ImageMagick or Gimp can be used to rasterize each page, at some specified dpi. (IM does this via Ghostscript.) Then we can do whatever changes we want. This loses the “vector” nature of text, so it is no longer searchable. For example, using IM:

magick -density 300 -background White in.pdf[0-9] -alpha Background -alpha off -negate out-0-9.pdf

This converts just the first ten pages.

We can use pdfunite, if we want, to join the first ten pages to the next ten pages, and so on.

kfeuerherm · October 26, 2022, 5:11pm

Just managed to do this again after a few attempts (it hung up once or twice and did odd things).

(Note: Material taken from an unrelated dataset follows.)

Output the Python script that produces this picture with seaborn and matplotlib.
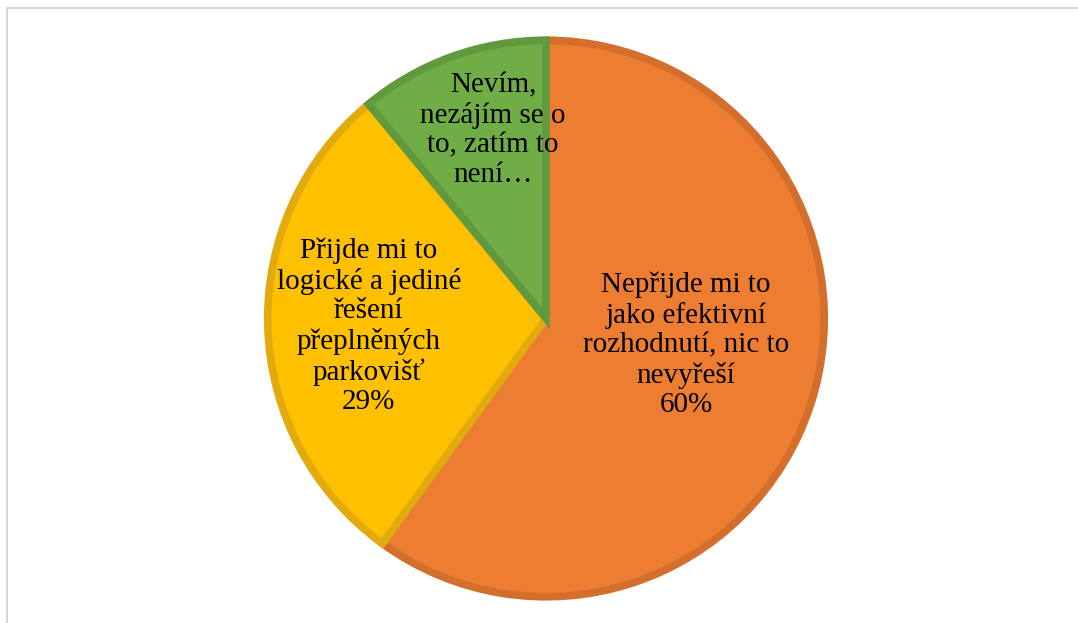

Doing a flatten did in fact reduce the file size to just about the original, and a manual crop got rid of the overhanging empty space (I guess this must have been scanned to US letter even though the book is trade. Thanks. Not to concerned about the exact shade at the moment, I’m just doing proof-of-concept before I get carried away.

@snibgo Yes, that’s what I meant by OCRed PDF. Option #1 as you have it; this is what I am working with. What you call “ordinary” PDF is what I have been using in another class I teach, and there of course it’s a simple matter of changing the colour in the reader and it remains nice and crisp, as you say; no problem in this case. For the future, my best option is to try for these resources. Unfortunately, I’m in “production mode” and don’t have the luxury of replacing everything. I may be able to do it for next term, but it will involve work and the book orders are supposed to be placed now… sigh.

So with what I have right now, I’m not excited by the quality of text I am achieving, but at least it gets me where I need to go after a fashion.

I’ve been thinking of cutting the spine on a spare copy and putting it through a sheet feeder to scan it myself. Then at least I know what I’m starting with…

@rich2005 No, not going to print these! Just for on-screen viewing, thanks

snibgo · October 26, 2022, 6:36pm

For option #1, where each PDF is one raster image (a scanned page), I have experimented with Gimp, with just one page. It has the same problem as ImageMagick: it doesn’t realise the page contains only one raster image, so it will re-rasterise the page, which resamples the embedded raster image.

If you know the exact density of the scan that made the PDF, this isn’t a big problem. But extracting the images with pdfimages avoids the problem entirely.

I suppose pdfimages is widely available. For Windows, it is available in the Cygwin distribution.

In ImageMagick, if we start with black letters on a white background, and want to change this to red on blue (yuck!):

magick in.jpg +level-colors red,blue out.jpg

Of course, if the PDF contained diagrams in colour, these might become unreadable.